The $1.7 billion National Automatic Sprinkler Industry Pension Fund, Landover, Md., committed up to $100 million to a fund that will lend money to property owners who want to retrofit buildings with sprinkler systems.
There is a requirement that union labor be used on the projects. But the yields will be competitive, and the loans will have recourse in the event of default.
The Retrofit Investment Program is the brainchild of State Street Global Advisors, Boston. Vice President H. Peter Norstrand learned of the opportunity during discussions bank representatives had with Taft-Hartley clients.
Representatives of sprinkler fitter unions mentioned there was an opportunity, but many property owners were having difficulty financing the work, said Mr. Norstrand.
The program seeks to capitalize on the trend in several states to retrofit public buildings with sprinkler systems.
"In the case of fire sprinklers, its impetus is fire legislation in 14 states," he said. "A federal law requires federal employees to stay in hotels equipped with sprinklers."
Universities could be a potential source of deal flow, he said. According to the National Fire Protection Association, there was an average of 1,437 dormitory fires a year from 1990 through 1994.
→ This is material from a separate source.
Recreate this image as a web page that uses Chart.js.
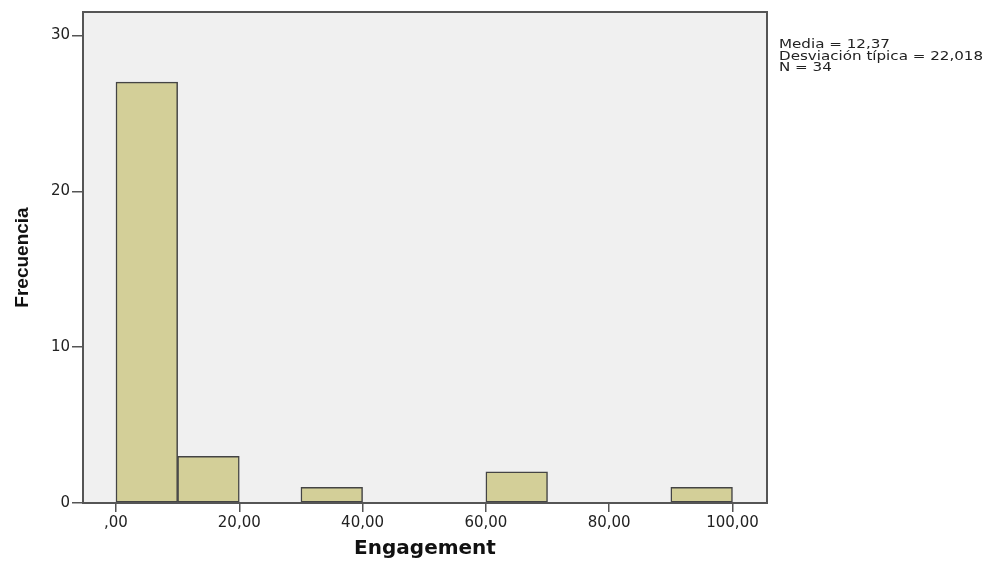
<!DOCTYPE html>
<html>
<head>
<meta charset="utf-8">
<script src="https://cdn.jsdelivr.net/npm/chart.js@4.4.0/dist/chart.umd.min.js"></script>
<style>
    body { margin: 0; background: #fff; }
    #wrap { position: relative; width: 990px; height: 562px; }
    #stats {
        position: absolute; left: 779px; top: 39px;
        font: 12px "DejaVu Sans", sans-serif; line-height: 11.5px; color: #222;
        transform: scaleX(1.26); transform-origin: left top; white-space: nowrap;
    }
</style>
</head>
<body>
<div id="wrap">
    <canvas id="histChart" width="990" height="562"></canvas>
    <div id="stats">Media = 12,37<br>Desviación típica = 22,018<br>N = 34</div>
</div>
<script>
// Histogram bins (centre of each 10-wide bin) and their counts
const binCenters = [5, 15, 25, 35, 45, 55, 65, 75, 85, 95];
const counts = [27, 3, 0, 1, 0, 0, 2, 0, 0, 1];

// Tick values and labels
const xTicks = [0, 20, 40, 60, 80, 100];
const xTickLabels = [',00', '20,00', '40,00', '60,00', '80,00', '100,00'];
const yTicks = [0, 10, 20, 30];

const axisColor = '#555';

// Gray plot background and full frame round the chart area
const plotFrame = {
    id: 'plotFrame',
    beforeDraw(chart) {
        const { ctx, chartArea: a } = chart;
        ctx.save();
        ctx.fillStyle = '#f0f0f0';
        ctx.fillRect(a.left, a.top, a.right - a.left, a.bottom - a.top);
        ctx.restore();
    },
    afterDatasetsDraw(chart) {
        const { ctx, chartArea: a } = chart;
        ctx.save();
        ctx.strokeStyle = axisColor;
        ctx.lineWidth = 2;
        ctx.strokeRect(a.left, a.top, a.right - a.left, a.bottom - a.top);
        ctx.restore();
    }
};

const ctx = document.getElementById('histChart').getContext('2d');
new Chart(ctx, {
    type: 'bar',
    data: {
        datasets: [{
            data: binCenters.map((x, i) => ({ x: x, y: counts[i] })),
            backgroundColor: '#d3cf98',
            borderColor: '#444',
            borderWidth: (c) => (c.raw && c.raw.y > 0 ? 1.5 : 0),
            borderSkipped: false,
            barPercentage: 1,
            categoryPercentage: 1
        }]
    },
    options: {
        responsive: false,
        animation: false,
        layout: { padding: { left: 0, right: 223, top: 12, bottom: 0 } },
        plugins: { legend: { display: false }, tooltip: { enabled: false } },
        scales: {
            x: {
                type: 'linear',
                min: -5.35,
                max: 105.6,
                offset: false,
                afterBuildTicks: (s) => { s.ticks = xTicks.map(v => ({ value: v })); },
                afterFit: (s) => { s.height = 59; },
                grid: { offset: false, drawOnChartArea: false, tickLength: 9, color: axisColor, lineWidth: 1.5 },
                border: { color: axisColor, width: 2 },
                ticks: {
                    autoSkip: false,
                    maxRotation: 0,
                    padding: 2,
                    color: '#222',
                    font: { family: 'DejaVu Sans', size: 15 },
                    callback: (v) => xTickLabels[xTicks.indexOf(v)]
                },
                title: {
                    display: true,
                    text: 'Engagement',
                    color: '#111',
                    font: { family: 'DejaVu Sans', size: 20, weight: 'bold' },
                    padding: { top: 0, bottom: 1 }
                }
            },
            y: {
                min: 0,
                max: 31.5,
                afterBuildTicks: (s) => { s.ticks = yTicks.map(v => ({ value: v })); },
                afterFit: (s) => { s.width = 83; },
                grid: { drawOnChartArea: false, tickLength: 11, color: axisColor, lineWidth: 1.5 },
                border: { color: axisColor, width: 2 },
                ticks: {
                    padding: 2,
                    color: '#222',
                    font: { family: 'DejaVu Sans', size: 15 }
                },
                title: {
                    display: true,
                    text: 'Frecuencia',
                    color: '#111',
                    font: { family: 'Liberation Sans', size: 19, weight: 'bold' },
                    padding: { top: 11, bottom: 0 }
                }
            }
        }
    },
    plugins: [plotFrame]
});
</script>
</body>
</html>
SSgA is in discussions with an unidentified New England college about borrowing money to retrofit the school's dormitories. A college is potentially an attractive borrower because a loan could be guaranteed by the endowment.
The pension fund can lend at better rates than commercial banks because the loans will be priced off Treasuries, not the prime rate, and if they are repaid, value will be added to the pension fund's fixed-income allocation, the source of the money, said Mr. Norstrand.